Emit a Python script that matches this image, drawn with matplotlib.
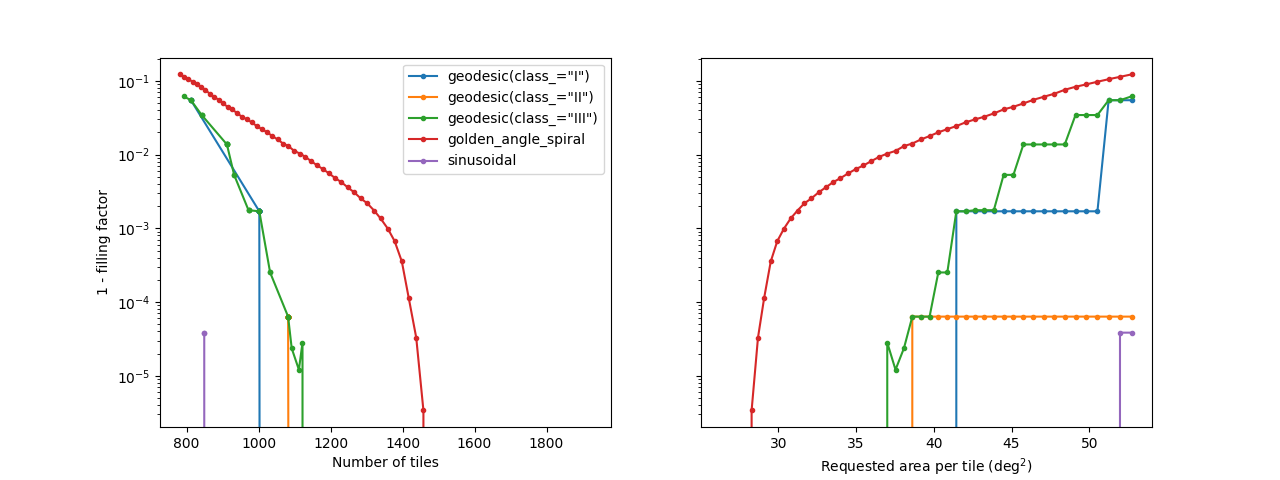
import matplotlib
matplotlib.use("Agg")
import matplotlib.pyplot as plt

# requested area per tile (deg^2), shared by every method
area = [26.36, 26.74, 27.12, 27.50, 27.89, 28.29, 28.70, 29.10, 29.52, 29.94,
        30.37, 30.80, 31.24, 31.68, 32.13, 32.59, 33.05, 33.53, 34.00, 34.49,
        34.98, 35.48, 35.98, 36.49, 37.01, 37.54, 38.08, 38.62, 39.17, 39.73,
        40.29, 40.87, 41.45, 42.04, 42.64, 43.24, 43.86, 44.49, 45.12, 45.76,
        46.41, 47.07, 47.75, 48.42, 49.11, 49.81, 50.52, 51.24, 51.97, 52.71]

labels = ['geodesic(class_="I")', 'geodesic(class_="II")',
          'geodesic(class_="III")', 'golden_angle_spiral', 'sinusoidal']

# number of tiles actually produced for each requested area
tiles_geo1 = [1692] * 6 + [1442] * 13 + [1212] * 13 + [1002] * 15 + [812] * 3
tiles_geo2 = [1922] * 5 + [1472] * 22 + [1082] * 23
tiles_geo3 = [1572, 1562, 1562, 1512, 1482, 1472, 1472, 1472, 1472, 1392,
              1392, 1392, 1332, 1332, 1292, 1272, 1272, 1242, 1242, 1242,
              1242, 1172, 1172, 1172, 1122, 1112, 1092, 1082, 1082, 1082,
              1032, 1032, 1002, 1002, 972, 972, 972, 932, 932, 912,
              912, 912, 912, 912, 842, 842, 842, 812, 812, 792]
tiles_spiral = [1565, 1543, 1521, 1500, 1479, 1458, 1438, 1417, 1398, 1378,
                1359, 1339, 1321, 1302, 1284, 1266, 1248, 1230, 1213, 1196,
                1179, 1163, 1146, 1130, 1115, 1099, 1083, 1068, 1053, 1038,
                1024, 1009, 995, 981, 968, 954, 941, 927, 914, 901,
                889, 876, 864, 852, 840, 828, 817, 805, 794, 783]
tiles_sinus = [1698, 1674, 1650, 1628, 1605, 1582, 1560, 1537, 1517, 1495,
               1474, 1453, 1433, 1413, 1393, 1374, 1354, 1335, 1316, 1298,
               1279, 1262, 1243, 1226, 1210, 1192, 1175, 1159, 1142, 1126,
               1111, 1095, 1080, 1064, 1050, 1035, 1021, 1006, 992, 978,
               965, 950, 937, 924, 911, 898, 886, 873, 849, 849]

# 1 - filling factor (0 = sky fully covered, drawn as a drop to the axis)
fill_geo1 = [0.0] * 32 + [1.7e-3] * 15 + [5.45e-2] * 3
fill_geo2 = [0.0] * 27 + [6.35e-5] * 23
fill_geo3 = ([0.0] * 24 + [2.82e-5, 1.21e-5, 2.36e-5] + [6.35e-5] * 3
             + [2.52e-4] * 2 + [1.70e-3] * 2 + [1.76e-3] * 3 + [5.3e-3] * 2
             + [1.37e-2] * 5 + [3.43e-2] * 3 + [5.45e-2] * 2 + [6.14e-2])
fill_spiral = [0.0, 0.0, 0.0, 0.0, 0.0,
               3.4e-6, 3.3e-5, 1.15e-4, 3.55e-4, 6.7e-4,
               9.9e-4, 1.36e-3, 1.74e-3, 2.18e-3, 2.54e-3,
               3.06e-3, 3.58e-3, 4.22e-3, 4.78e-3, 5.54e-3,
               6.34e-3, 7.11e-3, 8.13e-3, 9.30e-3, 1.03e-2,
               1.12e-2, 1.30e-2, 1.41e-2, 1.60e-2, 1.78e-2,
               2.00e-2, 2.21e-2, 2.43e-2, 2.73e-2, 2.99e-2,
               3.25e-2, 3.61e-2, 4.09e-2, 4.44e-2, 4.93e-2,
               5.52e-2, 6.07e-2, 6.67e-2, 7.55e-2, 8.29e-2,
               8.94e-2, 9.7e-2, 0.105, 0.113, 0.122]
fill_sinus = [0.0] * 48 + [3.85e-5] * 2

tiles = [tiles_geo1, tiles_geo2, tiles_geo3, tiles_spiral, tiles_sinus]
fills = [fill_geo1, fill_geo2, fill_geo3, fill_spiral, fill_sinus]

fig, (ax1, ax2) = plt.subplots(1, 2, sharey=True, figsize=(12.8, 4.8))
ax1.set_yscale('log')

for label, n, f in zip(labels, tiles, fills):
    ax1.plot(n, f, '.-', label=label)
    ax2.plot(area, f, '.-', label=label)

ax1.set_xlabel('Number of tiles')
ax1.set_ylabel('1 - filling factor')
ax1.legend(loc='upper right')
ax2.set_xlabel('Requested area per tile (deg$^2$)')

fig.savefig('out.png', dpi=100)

• • • • •

What to produce
Set the data above down again exactly as given, with no pictures.

Task output
Emit a Python script that matches this image, drawn with matplotlib.
import matplotlib
matplotlib.use("Agg")
import matplotlib.pyplot as plt

# requested area per tile (deg^2), shared by every method
area = [26.36, 26.74, 27.12, 27.50, 27.89, 28.29, 28.70, 29.10, 29.52, 29.94,
        30.37, 30.80, 31.24, 31.68, 32.13, 32.59, 33.05, 33.53, 34.00, 34.49,
        34.98, 35.48, 35.98, 36.49, 37.01, 37.54, 38.08, 38.62, 39.17, 39.73,
        40.29, 40.87, 41.45, 42.04, 42.64, 43.24, 43.86, 44.49, 45.12, 45.76,
        46.41, 47.07, 47.75, 48.42, 49.11, 49.81, 50.52, 51.24, 51.97, 52.71]

labels = ['geodesic(class_="I")', 'geodesic(class_="II")',
          'geodesic(class_="III")', 'golden_angle_spiral', 'sinusoidal']

# number of tiles actually produced for each requested area
tiles_geo1 = [1692] * 6 + [1442] * 13 + [1212] * 13 + [1002] * 15 + [812] * 3
tiles_geo2 = [1922] * 5 + [1472] * 22 + [1082] * 23
tiles_geo3 = [1572, 1562, 1562, 1512, 1482, 1472, 1472, 1472, 1472, 1392,
              1392, 1392, 1332, 1332, 1292, 1272, 1272, 1242, 1242, 1242,
              1242, 1172, 1172, 1172, 1122, 1112, 1092, 1082, 1082, 1082,
              1032, 1032, 1002, 1002, 972, 972, 972, 932, 932, 912,
              912, 912, 912, 912, 842, 842, 842, 812, 812, 792]
tiles_spiral = [1565, 1543, 1521, 1500, 1479, 1458, 1438, 1417, 1398, 1378,
                1359, 1339, 1321, 1302, 1284, 1266, 1248, 1230, 1213, 1196,
                1179, 1163, 1146, 1130, 1115, 1099, 1083, 1068, 1053, 1038,
                1024, 1009, 995, 981, 968, 954, 941, 927, 914, 901,
                889, 876, 864, 852, 840, 828, 817, 805, 794, 783]
tiles_sinus = [1698, 1674, 1650, 1628, 1605, 1582, 1560, 1537, 1517, 1495,
               1474, 1453, 1433, 1413, 1393, 1374, 1354, 1335, 1316, 1298,
               1279, 1262, 1243, 1226, 1210, 1192, 1175, 1159, 1142, 1126,
               1111, 1095, 1080, 1064, 1050, 1035, 1021, 1006, 992, 978,
               965, 950, 937, 924, 911, 898, 886, 873, 849, 849]

# 1 - filling factor (0 = sky fully covered, drawn as a drop to the axis)
fill_geo1 = [0.0] * 32 + [1.7e-3] * 15 + [5.45e-2] * 3
fill_geo2 = [0.0] * 27 + [6.35e-5] * 23
fill_geo3 = ([0.0] * 24 + [2.82e-5, 1.21e-5, 2.36e-5] + [6.35e-5] * 3
             + [2.52e-4] * 2 + [1.70e-3] * 2 + [1.76e-3] * 3 + [5.3e-3] * 2
             + [1.37e-2] * 5 + [3.43e-2] * 3 + [5.45e-2] * 2 + [6.14e-2])
fill_spiral = [0.0, 0.0, 0.0, 0.0, 0.0,
               3.4e-6, 3.3e-5, 1.15e-4, 3.55e-4, 6.7e-4,
               9.9e-4, 1.36e-3, 1.74e-3, 2.18e-3, 2.54e-3,
               3.06e-3, 3.58e-3, 4.22e-3, 4.78e-3, 5.54e-3,
               6.34e-3, 7.11e-3, 8.13e-3, 9.30e-3, 1.03e-2,
               1.12e-2, 1.30e-2, 1.41e-2, 1.60e-2, 1.78e-2,
               2.00e-2, 2.21e-2, 2.43e-2, 2.73e-2, 2.99e-2,
               3.25e-2, 3.61e-2, 4.09e-2, 4.44e-2, 4.93e-2,
               5.52e-2, 6.07e-2, 6.67e-2, 7.55e-2, 8.29e-2,
               8.94e-2, 9.7e-2, 0.105, 0.113, 0.122]
fill_sinus = [0.0] * 48 + [3.85e-5] * 2

tiles = [tiles_geo1, tiles_geo2, tiles_geo3, tiles_spiral, tiles_sinus]
fills = [fill_geo1, fill_geo2, fill_geo3, fill_spiral, fill_sinus]

fig, (ax1, ax2) = plt.subplots(1, 2, sharey=True, figsize=(12.8, 4.8))
ax1.set_yscale('log')

for label, n, f in zip(labels, tiles, fills):
    ax1.plot(n, f, '.-', label=label)
    ax2.plot(area, f, '.-', label=label)

ax1.set_xlabel('Number of tiles')
ax1.set_ylabel('1 - filling factor')
ax1.legend(loc='upper right')
ax2.set_xlabel('Requested area per tile (deg$^2$)')

fig.savefig('out.png', dpi=100)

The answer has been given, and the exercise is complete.